The Internet of Things (wearable’s, smart home appliances, and connected cars) is expected to grow exponentially over the next 10 years, and it will need a network that can accommodate billions of connected devices. Part of the goal behind 5G is to provide that capacity, and also to be able to assign bandwidth depending on the needs of the application and user.
4. Virtual Reality
As far as the benefits of virtual reality is concerned. There are a lot of possibilities. People around the world are trying to find out advantages of virtual reality in education, virtual reality in medical education, virtual reality medicines, virtual reality education software and much more.
a) Healthcare: Healthcare professionals require a vast amount of professional experience and skill, especially if they are in surgical or trauma-related sectors.

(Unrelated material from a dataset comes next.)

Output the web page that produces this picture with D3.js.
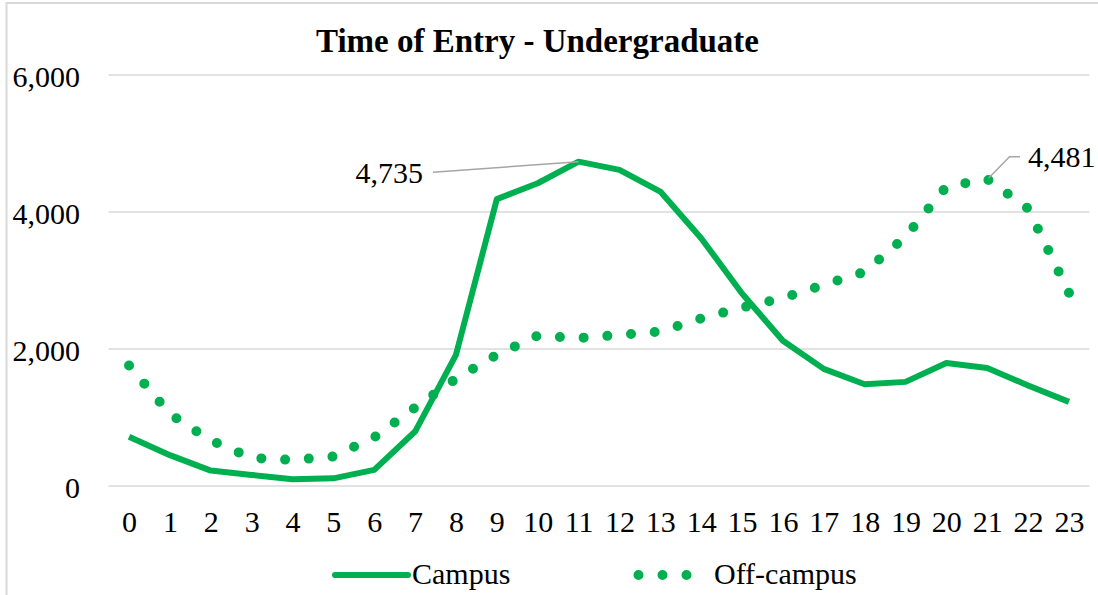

b) Manufacturing: Manufacturing is yet another industry where one wrong move can have dire consequences. For example, an employee who isn’t familiar with machine controls might accidentally injure themselves or a co-worker while performing their job duties.
c) Sales: There are a variety of applications for Virtual Reality training in the sales industry. Distributed workforce can learn about new products by interacting with the item in a VR setting. Instead of simply reading about the features and benefits, they can see them in action.

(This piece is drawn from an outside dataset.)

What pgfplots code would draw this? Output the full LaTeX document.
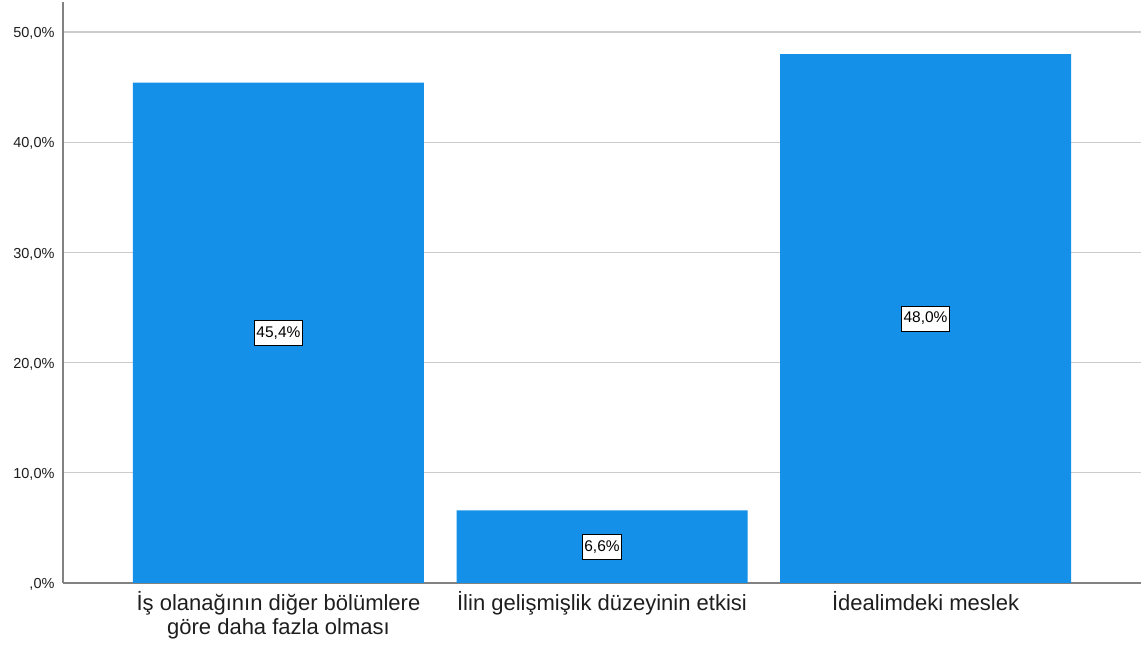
\documentclass[border=0pt]{standalone}
\usepackage{pgfplots}
\pgfplotsset{compat=1.18}
\usepackage{fontspec}
\setmainfont{Liberation Sans}
\definecolor{barblue}{RGB}{20,144,232}
\definecolor{gridgray}{RGB}{204,204,204}
\definecolor{axisgray}{RGB}{130,130,130}
\definecolor{txt}{RGB}{30,30,30}
\begin{document}
\begin{tikzpicture}[x=1pt,y=1pt]
\useasboundingbox (0,0) rectangle (1146,653);
\begin{axis}[
  at={(63pt,70pt)}, anchor=south west,
  scale only axis, width=1078pt, height=581pt,
  xmin=-0.666, xmax=2.666, ymin=0, ymax=52.72,
  axis x line*=bottom, axis y line*=left,
  axis line style={axisgray, line width=1.2pt, -},
  major tick length=0pt,
  ymajorgrids, grid style={gridgray, line width=1.2pt},
  ytick={0,10,20,30,40,50},
  yticklabels={{,0\%},{10,0\%},{20,0\%},{30,0\%},{40,0\%},{50,0\%}},
  yticklabel style={font=\fontsize{14.5}{17}\selectfont, text=txt, xshift=-5pt, yshift=-1.5pt},
  xtick={0,1,2},
  xticklabels={{İş olanağının diğer bölümlere\\göre daha fazla olması},{İlin gelişmişlik düzeyinin etkisi},{İdealimdeki meslek}},
  xticklabel style={align=center, font=\fontsize{22}{24}\selectfont, text=txt, yshift=-5pt},
]
\addplot[ybar, bar width=291pt, bar shift=0pt, fill=barblue, draw=none] coordinates {(0,45.4) (1,6.6) (2,48.0)};
\addplot[draw=none, mark=none, nodes near coords, point meta=explicit symbolic,
  nodes near coords style={anchor=center, fill=white, draw=black, line width=0.9pt, inner xsep=2pt, inner ysep=0pt, minimum height=25pt, text=black, font=\fontsize{15.5}{18}\selectfont}]
  coordinates {(0,22.7)[45,4\%] (1,3.3)[6,6\%] (2,24.0)[48,0\%]};
\end{axis}
\end{tikzpicture}
\end{document}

d) Law Enforcement & Military Training: Law enforcement employees can learn how to read a suspect’s body language during an interrogation or how to securely disarm an assailant. Police officers don’t have to deal with a steep learning curve because virtual reality immerses them in situations they will commonly encounter in the field. Virtual Reality training can also be used for military training. Defence personnel have the ability to explore foreign landscapes and engage in realistic scenarios that prepare them for battle.
e) Real Estate: Real estate agents have the opportunity to tour properties in an instant to see if they are suitable for their clients, instead of having to attend numerous open houses. More experienced real estate professionals can use VR to mentor new hires and show them the ropes. For example, the real estate agent can show them how to stress the selling points of the property or help them build their negotiation skills.
f) Hospitality & Tourism: Many of us already use Google Earth and Maps to explore foreign locales. However, Virtual Reality takes this to the next level by allowing us to walk around in faraway destinations. Travel agents can take a tour of accommodations to determine if they are recommendation-worthy; Hotel managers can also utilize Virtual Reality training to teach their staff how to prepare the rooms and the proper way to interact with guests. One of the most significant benefits of Virtual Reality training is that it is soft-skill compatible, and soft skills are essential in the hospitality industry.
In my opinion, these are just a few industries that can benefit from Virtual Reality training. However, this technology can be used in virtually every niche, thanks to its versatility. Of cause, not only Virtual Reality can help us fill performance gaps, build skills, and impart product knowledge with more effective.
5G wireless likely won’t be used by many businesses until 2020, but the wireless industry is aggressively moving to experiment with technologies that could make up a standardized version of 5G. Moreover, service providers and vendors now are work out use cases for businesses so that companies can take advantage of the next-generation technology when it arrives. 5G, Lets should wait and see.